401(k) piggy bank

When the “father of 401(k)s” talks about changes that are needed to these retirement programs that 54 million people in United States use, the industry should listen.

“[I want] to challenge you to think more deeply about the future of this business and your role in it than you ever have thought of before,” Ted Benna, who received the first approval for a  401(k) defined contribution plan, told the audience as he gave a closing talk at the Envestnet Advisor Summit 2018.

With the 40th anniversary of 401(k)s coming up, Benna went over some of the history of how these retirement plans were developed.

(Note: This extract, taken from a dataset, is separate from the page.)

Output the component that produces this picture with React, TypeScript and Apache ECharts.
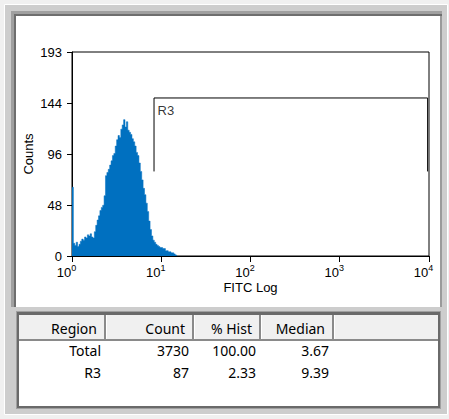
import React, { useEffect, useRef } from "react";
import * as echarts from "echarts";

// Histogram: counts per channel, 64 channels per decade starting at 10^0
const channelsPerDecade = 64;
const histCounts = [
  65, 12, 10, 13, 9, 11, 14, 16, 15, 18, 17, 20, 19, 21, 18, 17, 23, 29, 34, 38,
  43, 46, 48, 57, 76, 79, 82, 86, 90, 95, 97, 104, 110, 114, 112, 120, 124, 129, 122, 127,
  119, 117, 115, 111, 108, 104, 98, 95, 88, 80, 72, 64, 58, 50, 42, 33, 25, 19, 15, 13,
  11, 10, 9, 8, 8, 7, 7, 5, 5, 4, 4, 3, 3, 2, 1,
];

// Axis
const yTickLabels = [0, 48, 96, 144, 193];
const xMin = 1;
const xMax = 10000;

// R3 region marker
const gateName = "R3";
const gateLow = 8.3;
const gateHigh = 9650;
const gateTop = 149.5;
const gateBottom = 80;

// Stats table
const tableHeaders = ["Region", "Count", "% Hist", "Median"];
const regionNames = ["Total", "R3"];
const regionCounts = ["3730", "87"];
const regionPctHist = ["100.00", "2.33"];
const regionMedians = ["3.67", "9.39"];

export default function App() {
  const ref = useRef<HTMLDivElement>(null);

  useEffect(() => {
    document.body.style.margin = "0";
    if (!ref.current) return;
    const chart = echarts.init(ref.current, undefined, { renderer: "svg" });

    const histData: number[][] = histCounts.map((c, i) => [
      Math.pow(10, i / channelsPerDecade),
      c,
    ]);
    histData.push([Math.pow(10, histCounts.length / channelsPerDecade), 0]);

    const chartFont = "Liberation Sans, Arial, sans-serif";
    const tableFont = "14px 'Noto Sans', 'Open Sans', sans-serif";
    const textColor = "#000";

    const colSeps = [105, 193, 260, 333];
    const graphics: any[] = [];
    // window background & frames
    graphics.push(
      { type: "rect", z: -20, shape: { x: 0, y: 0, width: 449, height: 419 }, style: { fill: "#f0f0f0" } },
      { type: "rect", z: -19, shape: { x: 4.5, y: 4.5, width: 443, height: 410 }, style: { fill: "#cdcdcd", stroke: "#ffffff", lineWidth: 1 } },
      // chart panel
      { type: "rect", z: -18, shape: { x: 11, y: 11, width: 431, height: 296 }, style: { fill: "#a0a0a0" } },
      { type: "rect", z: -17, shape: { x: 14, y: 14, width: 428, height: 293 }, style: { fill: "#6e6e6e" } },
      { type: "rect", z: -16, shape: { x: 16, y: 16, width: 424, height: 291 }, style: { fill: "#ffffff" } },
      { type: "rect", z: -17, shape: { x: 440, y: 16, width: 2, height: 291 }, style: { fill: "#9a9a9a" } },
      // table panel
      { type: "rect", z: -18, shape: { x: 16, y: 311, width: 425, height: 98 }, style: { fill: "#a0a0a0" } },
      { type: "rect", z: -17, shape: { x: 17, y: 312, width: 423, height: 96 }, style: { fill: "#6a6a6a" } },
      { type: "rect", z: -16, shape: { x: 19, y: 315, width: 419, height: 24 }, style: { fill: "#f0f0f0" } },
      { type: "rect", z: -16, shape: { x: 19, y: 339, width: 419, height: 2 }, style: { fill: "#8a8a8a" } },
      { type: "rect", z: -16, shape: { x: 19, y: 341, width: 419, height: 65 }, style: { fill: "#ffffff" } }
    );
    colSeps.forEach((sx) => {
      graphics.push(
        { type: "rect", z: -15, shape: { x: sx - 1, y: 315, width: 2, height: 24 }, style: { fill: "#8a8a8a" } },
        { type: "rect", z: -15, shape: { x: sx + 1, y: 315, width: 1, height: 24 }, style: { fill: "#ffffff" } }
      );
    });
    const headerRight = colSeps.map((s) => s - 8);
    const dataRight = colSeps.map((s) => s - 4);
    tableHeaders.forEach((h, i) => {
      graphics.push({
        type: "text", z: 10, x: headerRight[i], y: 328,
        style: { text: h, font: tableFont, fill: textColor, textAlign: "right", textVerticalAlign: "middle" },
      });
    });
    const rows = regionNames.map((n, r) => [n, regionCounts[r], regionPctHist[r], regionMedians[r]]);
    rows.forEach((row, r) => {
      row.forEach((cell, c) => {
        graphics.push({
          type: "text", z: 10, x: dataRight[c], y: 350 + r * 22,
          style: { text: cell, font: tableFont, fill: textColor, textAlign: "right", textVerticalAlign: "middle" },
        });
      });
    });

    chart.setOption({
      animation: false,
      backgroundColor: "#f0f0f0",
      graphic: graphics,
      grid: {
        left: 72, top: 52, width: 357, height: 204,
        show: true, borderColor: "#000", borderWidth: 1, backgroundColor: "transparent",
        containLabel: false,
      },
      xAxis: {
        type: "log",
        logBase: 10,
        min: xMin,
        max: xMax,
        name: "FITC Log",
        nameLocation: "middle",
        nameGap: 25,
        nameMoveOverlap: false,
        nameTextStyle: { fontFamily: chartFont, fontSize: 13, color: textColor },
        axisLine: { lineStyle: { color: "#000", width: 1 } },
        axisTick: { show: true, length: 6, lineStyle: { color: "#000" } },
        minorTick: { show: false },
        splitLine: { show: false },
        axisLabel: {
          showMinLabel: true,
          showMaxLabel: true,
          margin: 7,
          padding: [0, 11, 0, 0],
          formatter: (v: number) => `{b|10}{s|${Math.round(Math.log10(v))}}`,
          rich: {
            b: { fontFamily: chartFont, fontSize: 13, color: textColor, lineHeight: 18, verticalAlign: "middle" },
            s: { fontFamily: chartFont, fontSize: 9, color: textColor, lineHeight: 9, verticalAlign: "top" },
          },
        },
      },
      yAxis: {
        type: "value",
        min: 0,
        max: 193,
        interval: 48.25,
        name: "Counts",
        nameLocation: "middle",
        nameRotate: 90,
        nameGap: 37,
        nameMoveOverlap: false,
        nameTextStyle: { fontFamily: chartFont, fontSize: 13, color: textColor },
        axisLine: { show: true, lineStyle: { color: "#000", width: 1 } },
        axisTick: { show: true, length: 5, lineStyle: { color: "#000" } },
        splitLine: { show: false },
        axisLabel: {
          margin: 10,
          fontFamily: chartFont,
          fontSize: 13,
          color: textColor,
          showMaxLabel: true,
          formatter: (v: number) => {
            const f = Math.floor(v + 1e-9);
            const match = yTickLabels.find((t) => t === f);
            return match !== undefined ? String(match) : String(f);
          },
        },
      },
      series: [
        {
          type: "line",
          data: histData,
          step: "end",
          symbol: "none",
          lineStyle: { color: "#0070c0", width: 0.5 },
          areaStyle: { color: "#0070c0", opacity: 1 },
          z: 2,
        },
        {
          type: "line",
          data: [
            [gateLow, gateBottom],
            [gateLow, gateTop],
            [gateHigh, gateTop],
            [gateHigh, gateBottom],
          ],
          symbol: "none",
          lineStyle: { color: "#000", width: 1 },
          z: 3,
        },
        {
          type: "scatter",
          data: [[gateLow, gateTop]],
          symbol: "rect",
          symbolSize: 1,
          itemStyle: { color: "rgba(0,0,0,0)" },
          label: {
            show: true,
            formatter: gateName,
            position: [4, 7],
            align: "left",
            verticalAlign: "top",
            fontFamily: chartFont,
            fontSize: 13,
            color: textColor,
          },
          z: 4,
        },
      ],
    });

    return () => chart.dispose();
  }, []);

  return <div ref={ref} style={{ width: 449, height: 419 }} />;
}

They began, he said, as a page-and-a-half addition to the Revenue Act of 1978, and from that a $5.3 trillion savings and retirement business has developed.

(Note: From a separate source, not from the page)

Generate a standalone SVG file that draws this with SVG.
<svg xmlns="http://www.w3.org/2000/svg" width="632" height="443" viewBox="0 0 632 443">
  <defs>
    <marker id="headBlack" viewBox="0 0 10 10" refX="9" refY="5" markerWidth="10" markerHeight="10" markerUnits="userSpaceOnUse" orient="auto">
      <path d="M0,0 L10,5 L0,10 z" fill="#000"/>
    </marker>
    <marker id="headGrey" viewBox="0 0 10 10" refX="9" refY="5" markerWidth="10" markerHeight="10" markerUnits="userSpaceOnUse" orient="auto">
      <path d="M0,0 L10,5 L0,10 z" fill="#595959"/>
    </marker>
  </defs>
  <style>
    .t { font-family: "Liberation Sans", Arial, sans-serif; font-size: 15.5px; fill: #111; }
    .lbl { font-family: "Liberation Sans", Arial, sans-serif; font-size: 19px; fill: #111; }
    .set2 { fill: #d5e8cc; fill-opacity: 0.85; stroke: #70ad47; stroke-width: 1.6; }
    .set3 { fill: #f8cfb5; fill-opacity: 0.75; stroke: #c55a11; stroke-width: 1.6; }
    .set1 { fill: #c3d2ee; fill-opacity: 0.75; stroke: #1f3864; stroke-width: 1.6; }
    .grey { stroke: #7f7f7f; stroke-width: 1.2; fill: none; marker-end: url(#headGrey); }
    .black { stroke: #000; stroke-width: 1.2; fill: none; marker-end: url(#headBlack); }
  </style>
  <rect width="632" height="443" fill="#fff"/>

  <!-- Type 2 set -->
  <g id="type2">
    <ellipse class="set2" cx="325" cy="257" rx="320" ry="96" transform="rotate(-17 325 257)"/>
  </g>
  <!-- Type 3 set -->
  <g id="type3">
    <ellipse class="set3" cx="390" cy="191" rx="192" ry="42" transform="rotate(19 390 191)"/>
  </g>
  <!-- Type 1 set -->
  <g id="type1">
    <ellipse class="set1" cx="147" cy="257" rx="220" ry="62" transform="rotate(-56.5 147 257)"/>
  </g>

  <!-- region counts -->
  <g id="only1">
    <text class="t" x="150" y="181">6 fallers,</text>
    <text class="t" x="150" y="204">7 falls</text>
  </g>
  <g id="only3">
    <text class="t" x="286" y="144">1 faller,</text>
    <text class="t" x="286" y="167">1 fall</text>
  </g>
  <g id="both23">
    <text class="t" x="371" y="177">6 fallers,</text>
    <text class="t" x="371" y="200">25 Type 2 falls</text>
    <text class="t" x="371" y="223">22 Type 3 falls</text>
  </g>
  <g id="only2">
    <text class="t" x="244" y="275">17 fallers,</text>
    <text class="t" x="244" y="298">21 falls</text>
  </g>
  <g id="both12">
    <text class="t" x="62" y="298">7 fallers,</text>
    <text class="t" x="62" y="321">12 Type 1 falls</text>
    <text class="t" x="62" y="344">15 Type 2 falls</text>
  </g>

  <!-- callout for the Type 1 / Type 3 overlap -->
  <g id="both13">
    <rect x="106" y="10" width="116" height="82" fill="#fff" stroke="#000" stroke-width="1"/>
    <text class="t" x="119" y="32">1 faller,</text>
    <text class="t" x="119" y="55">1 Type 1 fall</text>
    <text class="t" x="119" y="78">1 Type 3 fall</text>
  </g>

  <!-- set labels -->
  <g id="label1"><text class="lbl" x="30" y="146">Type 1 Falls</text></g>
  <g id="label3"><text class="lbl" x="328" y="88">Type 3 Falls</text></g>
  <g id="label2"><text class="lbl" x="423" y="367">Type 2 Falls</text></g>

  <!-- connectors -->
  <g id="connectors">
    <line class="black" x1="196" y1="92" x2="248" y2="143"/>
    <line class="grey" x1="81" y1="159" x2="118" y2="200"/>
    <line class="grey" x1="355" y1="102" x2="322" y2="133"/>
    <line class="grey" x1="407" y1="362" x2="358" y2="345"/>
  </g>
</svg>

“It was a most significant thing that has transformed what’s happening with retirement, good or bad … but it wasn’t intended, it was a fluke,” he said.

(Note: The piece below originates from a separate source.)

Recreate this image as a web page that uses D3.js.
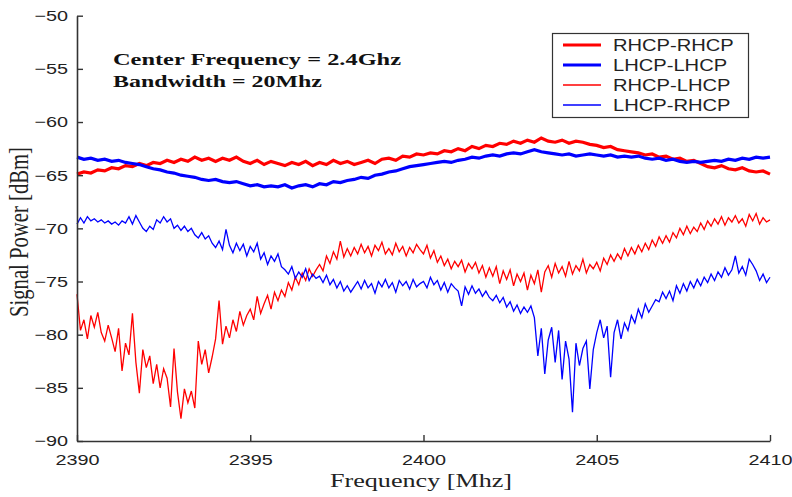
<!DOCTYPE html>
<html>
<head>
<meta charset="utf-8">
<script src="https://cdn.jsdelivr.net/npm/d3@7"></script>
<style>
  html, body { margin: 0; padding: 0; background: #fff; }
  svg { display: block; }
</style>
</head>
<body>
<svg id="chart" width="792" height="497"></svg>
<script>
// Received power across the 2390–2410 MHz band for co- and cross-polarised antenna pairs.

const freqStart = 2390;
const freqEnd = 2410;

// Co-polarised pairs, sampled every 0.2 MHz
const coStep = 0.2;
const rhcpRhcp = [
  -64.9, -64.7, -64.8, -64.5, -64.6, -64.3, -64.4, -64.1, -64.2, -63.9,
  -64.1, -63.8, -63.9, -63.6, -63.8, -63.5, -63.7, -63.3, -63.6, -63.4,
  -63.7, -63.4, -63.6, -63.3, -63.7, -63.9, -63.6, -64.0, -63.7, -63.9,
  -64.1, -63.8, -64.0, -63.7, -64.1, -63.8, -64.0, -63.6, -63.9, -63.7,
  -64.0, -63.8, -63.6, -63.9, -63.5, -63.4, -63.6, -63.2, -63.3, -63.0,
  -63.1, -62.9, -63.0, -62.7, -62.8, -62.5, -62.7, -62.3, -62.5, -62.2,
  -62.3, -62.0, -62.1, -61.8, -62.0, -61.7, -61.9, -61.5, -61.8, -61.9,
  -61.7, -62.0, -61.8, -61.9, -62.1, -62.2, -62.4, -62.3, -62.6, -62.7,
  -62.8, -62.9, -63.1, -63.0, -63.3, -63.2, -63.5, -63.4, -63.7, -63.6,
  -63.9, -64.2, -64.3, -64.1, -64.4, -64.5, -64.3, -64.6, -64.7, -64.6, -64.9
];
const lhcpLhcp = [
  -63.3, -63.5, -63.4, -63.6, -63.5, -63.7, -63.6, -63.8, -63.9, -64.0,
  -64.2, -64.4, -64.5, -64.7, -64.8, -65.0, -65.1, -65.2, -65.4, -65.5,
  -65.4, -65.6, -65.7, -65.6, -65.8, -66.0, -65.9, -66.1, -66.0, -66.1,
  -65.9, -66.2, -66.0, -65.9, -66.1, -65.8, -65.9, -65.6, -65.7, -65.5,
  -65.4, -65.2, -65.3, -65.0, -64.9, -64.7, -64.6, -64.4, -64.2, -64.1,
  -64.0, -63.9, -63.8, -63.7, -63.8, -63.6, -63.5, -63.3, -63.4, -63.2,
  -63.1, -63.2, -63.0, -62.9, -63.0, -62.8, -62.6, -62.8, -62.9, -63.0,
  -63.1, -63.0, -63.2, -63.1, -63.0, -63.1, -63.2, -63.1, -63.3, -63.2,
  -63.3, -63.2, -63.4, -63.5, -63.4, -63.6, -63.5, -63.7, -63.8, -63.7,
  -63.8, -63.7, -63.6, -63.7, -63.5, -63.6, -63.4, -63.5, -63.3, -63.4, -63.3
];

// Cross-polarised pairs, sampled every 0.1 MHz
const crossStep = 0.1;
const rhcpLhcp = [
  -76.2, -79.6, -78.6, -80.4, -78.2, -79.3, -77.9, -79.8, -80.6, -79.1,
  -80.3, -81.6, -79.4, -83.4, -80.8, -81.9, -78.0, -82.6, -85.5, -81.4,
  -83.1, -82.0, -84.6, -82.8, -85.0, -83.2, -84.1, -86.8, -81.3, -85.4,
  -87.9, -85.1, -86.4, -85.3, -86.9, -80.6, -82.8, -81.4, -83.6, -82.1,
  -80.4, -76.8, -80.9, -79.2, -80.3, -78.6, -79.7, -77.8, -79.1, -78.2,
  -77.6, -78.6, -76.4, -78.0, -77.1, -76.3, -77.6, -76.0, -76.8, -75.8,
  -76.4, -75.1, -75.8, -74.6, -75.3, -74.2, -74.9, -73.8, -74.5, -73.9,
  -73.4, -74.0, -72.6, -73.3, -72.2, -72.9, -71.2, -72.7, -71.9, -72.6,
  -71.8, -72.4, -71.5, -72.3, -71.7, -72.6, -71.6, -72.1, -71.3, -72.4,
  -71.9, -72.5, -71.4, -72.2, -71.7, -72.6, -71.8, -72.3, -71.5, -72.0,
  -72.4, -71.6, -72.8, -72.1, -73.2, -72.6, -73.5, -72.9, -73.8, -73.1,
  -73.6, -73.0, -74.1, -73.3, -73.8, -73.2, -74.2, -73.5, -74.6, -73.7,
  -74.5, -73.6, -75.2, -74.0, -74.8, -73.9, -75.4, -74.3, -75.0, -74.2,
  -75.8, -74.4, -75.2, -73.9, -76.0, -74.1, -73.5, -74.6, -73.3, -74.2,
  -73.6, -74.5, -73.1, -74.3, -73.5, -74.0, -72.9, -74.2, -73.4, -73.8,
  -73.2, -74.0, -72.8, -73.4, -72.5, -73.1, -72.4, -72.9, -71.9, -72.6,
  -71.8, -72.4, -71.6, -72.2, -71.4, -72.0, -71.1, -71.7, -70.8, -71.4,
  -70.7, -71.3, -70.4, -70.9, -70.0, -70.6, -69.8, -70.5, -69.9, -70.3,
  -69.5, -70.1, -69.3, -69.8, -69.1, -69.6, -68.9, -69.7, -69.0, -69.4,
  -68.8, -69.5, -69.1, -69.8, -68.7, -69.3, -68.6, -69.6, -69.0, -69.4, -69.2
];
const lhcpRhcp = [
  -69.6, -69.0, -69.5, -68.9, -69.3, -69.1, -69.4, -69.2, -69.5, -69.3,
  -69.6, -69.4, -69.7, -69.3, -69.5, -68.9, -69.6, -68.8, -69.4, -70.0,
  -70.3, -69.8, -70.1, -69.2, -69.5, -68.9, -69.4, -69.1, -70.0, -69.7,
  -70.2, -69.8, -70.3, -70.0, -70.6, -70.9, -70.4, -71.0, -70.7, -71.4,
  -71.8, -71.2, -72.0, -70.1, -71.6, -72.3, -71.4, -72.1, -71.5, -72.6,
  -71.7, -72.2, -71.4, -72.9, -72.3, -73.4, -72.6, -73.1, -72.4, -73.6,
  -73.9, -74.3, -73.6, -74.7, -74.1, -74.6, -73.8, -74.9, -74.3, -74.7,
  -74.5, -75.1, -74.4, -75.3, -74.8, -75.6, -75.0, -75.9, -75.4, -76.0,
  -75.5, -75.0, -75.7, -74.9, -75.6, -75.2, -76.1, -75.0, -75.5, -74.8,
  -75.6, -75.1, -76.0, -74.9, -75.4, -75.0, -75.7, -74.8, -75.5, -75.2,
  -75.0, -75.6, -74.6, -75.3, -74.9, -75.8, -75.1, -76.0, -75.2, -75.6,
  -75.9, -77.3, -75.5, -76.2, -75.4, -76.1, -75.7, -76.4, -75.9, -76.5,
  -76.8, -76.3, -77.0, -76.5, -77.4, -76.9, -77.8, -77.2, -78.0, -77.4,
  -77.9, -77.3, -78.4, -82.0, -79.4, -83.7, -80.5, -79.3, -82.6, -79.6,
  -84.2, -80.6, -82.3, -87.3, -80.8, -82.9, -81.3, -80.6, -85.1, -81.4,
  -79.8, -78.6, -80.3, -79.2, -84.0, -79.8, -78.6, -80.4, -78.9, -79.6,
  -78.2, -78.9, -77.6, -78.4, -77.1, -77.9, -77.3, -76.7, -76.9, -76.0,
  -76.6, -75.9, -76.8, -75.4, -76.1, -75.2, -75.9, -75.0, -75.6, -74.8,
  -75.4, -74.6, -75.1, -74.3, -74.9, -74.1, -74.6, -73.7, -74.4, -73.9,
  -72.6, -74.2, -73.6, -74.4, -72.9, -73.4, -74.0, -74.9, -74.3, -75.1, -74.6
];

const seriesNames = ["RHCP-RHCP", "LHCP-LHCP", "RHCP-LHCP", "LHCP-RHCP"];
const seriesColors = ["#ff0000", "#0000ff", "#ff0000", "#0000ff"];
const seriesWidths = [3.2, 3.2, 1.3, 1.3];

const xTicks = [2390, 2395, 2400, 2405, 2410];
const yTicks = [-50, -55, -60, -65, -70, -75, -80, -85, -90];

const notes = ["Center Frequency = 2.4Ghz", "Bandwidth = 20Mhz"];
const xTitle = "Frequency [Mhz]";
const yTitle = "Signal Power [dBm]";

// ---------------------------------------------------------------
const sans = "'Liberation Sans', Arial, sans-serif";
const serif = "'Liberation Serif', 'Times New Roman', serif";
const stretchX = 1.32;   // glyphs are drawn wide throughout the figure

const svg = d3.select("#chart");
const plot = { left: 77, right: 770, top: 15.7, bottom: 441 };

const x = d3.scaleLinear().domain([freqStart, freqEnd]).range([plot.left, plot.right]);
const y = d3.scaleLinear().domain([-90, -50]).range([plot.bottom, plot.top]);

const toPoints = (vals, step) => vals.map((v, i) => ({ f: freqStart + i * step, v }));
const seriesData = [
  toPoints(rhcpRhcp, coStep),
  toPoints(lhcpLhcp, coStep),
  toPoints(rhcpLhcp, crossStep),
  toPoints(lhcpRhcp, crossStep)
];

// widen a text element horizontally by the common factor
function widen(sel, factor) {
  sel.each(function () {
    const w = this.getComputedTextLength();
    d3.select(this).attr("textLength", w * factor).attr("lengthAdjust", "spacingAndGlyphs");
  });
}

// traces
const line = d3.line().x(d => x(d.f)).y(d => y(d.v));
const traces = svg.append("g");
seriesData.forEach((pts, k) => {
  traces.append("path")
    .datum(pts)
    .attr("d", line)
    .attr("fill", "none")
    .attr("stroke", seriesColors[k])
    .attr("stroke-width", seriesWidths[k])
    .attr("stroke-linejoin", "miter")
    .attr("stroke-linecap", "butt");
});

// axes (left and bottom only, ticks pointing inward)
const axisColor = "#333";
const xAxis = svg.append("g")
  .attr("transform", `translate(0,${plot.bottom})`)
  .call(d3.axisBottom(x).tickValues(xTicks).tickFormat(d3.format("d")).tickSizeInner(-6).tickSizeOuter(0).tickPadding(13));
const yAxis = svg.append("g")
  .attr("transform", `translate(${plot.left},0)`)
  .call(d3.axisLeft(y).tickValues(yTicks).tickFormat(d3.format("d")).tickSizeInner(-6).tickSizeOuter(0).tickPadding(9));

[xAxis, yAxis].forEach(g => {
  g.select(".domain").attr("stroke", axisColor).attr("stroke-width", 1.6);
  g.selectAll(".tick line").attr("stroke", axisColor).attr("stroke-width", 1.4);
  g.selectAll(".tick text")
    .attr("fill", "#222")
    .style("font-family", sans)
    .style("font-size", "15px");
});
xAxis.selectAll(".tick text").call(widen, stretchX);
yAxis.selectAll(".tick text").call(widen, stretchX);

// axis titles
svg.append("text")
  .attr("x", 421).attr("y", 487)
  .attr("text-anchor", "middle")
  .style("font-family", serif).style("font-size", "19px")
  .attr("fill", "#222")
  .text(xTitle)
  .attr("textLength", 182).attr("lengthAdjust", "spacingAndGlyphs");

svg.append("text")
  .attr("transform", `translate(28,232) scale(${stretchX},1) rotate(-90)`)
  .attr("text-anchor", "middle")
  .style("font-family", serif).style("font-size", "20px")
  .attr("fill", "#222")
  .text(yTitle)
  .attr("textLength", 170).attr("lengthAdjust", "spacingAndGlyphs");

// annotation
const noteWidths = [288, 209];
notes.forEach((t, i) => {
  svg.append("text")
    .attr("x", 113).attr("y", 65 + i * 21.5)
    .style("font-family", serif).style("font-size", "17px").style("font-weight", "bold")
    .attr("fill", "#111")
    .text(t)
    .attr("textLength", noteWidths[i]).attr("lengthAdjust", "spacingAndGlyphs");
});

// legend
const legend = svg.append("g");
legend.append("rect")
  .attr("x", 552.5).attr("y", 33.5).attr("width", 196).attr("height", 84)
  .attr("fill", "#fff").attr("stroke", "#333").attr("stroke-width", 1.2);
seriesNames.forEach((name, k) => {
  const cy = 45 + k * 20;
  legend.append("line")
    .attr("x1", 563).attr("x2", 601).attr("y1", cy).attr("y2", cy)
    .attr("stroke", seriesColors[k]).attr("stroke-width", seriesWidths[k]);
  legend.append("text")
    .attr("x", 613).attr("y", cy + 6)
    .style("font-family", sans).style("font-size", "16.5px")
    .attr("fill", "#222")
    .text(name)
    .call(widen, 1.22);
});
</script>
</body>
</html>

He pointed out the three key areas that have shaped the 401(k) business, and will continue to shape it going forward: 1) legislation and regulation, 2) marketplace pressure and 3) technology.

Benna has been instrumental in other major financial developments, including helping the Labor Department with developing fee disclosure and launching target maturity funds. With that vast experience in working with the Legislature, he warned the audience that legislation is very unpredictable because typically it is written by staffers who may or may not have an agenda, and members of Congress usually don’t know what they are voting on.

He stated that marketplace pressure added to the complexity of 401(k)s, as it was a small group of people who influenced the additions of all the various choices there are today, as well as the higher fees.

As with everything, technology has advanced how participants can see their 401(k) funds in real time, “when it used to take months to see transactions and was horribly inaccurate. All that has changed with technology.”

He says the two largest threats to 401(k) growth are 1) state plans that are being developed for small employers, and 2) federal thrift plans that anyone with retirement money can invest in.

He also said he realizes the 401(k) structure needs some changing. “What would I change if start over again? I would blow up the investment structure if I was starting over today because it’s terribly inefficient and ineffective and expensive,” he said, emphasizing that he would not blow up 401(k)s, “But the reality is there are things definitely wrong with 401(k)s and they should be corrected.”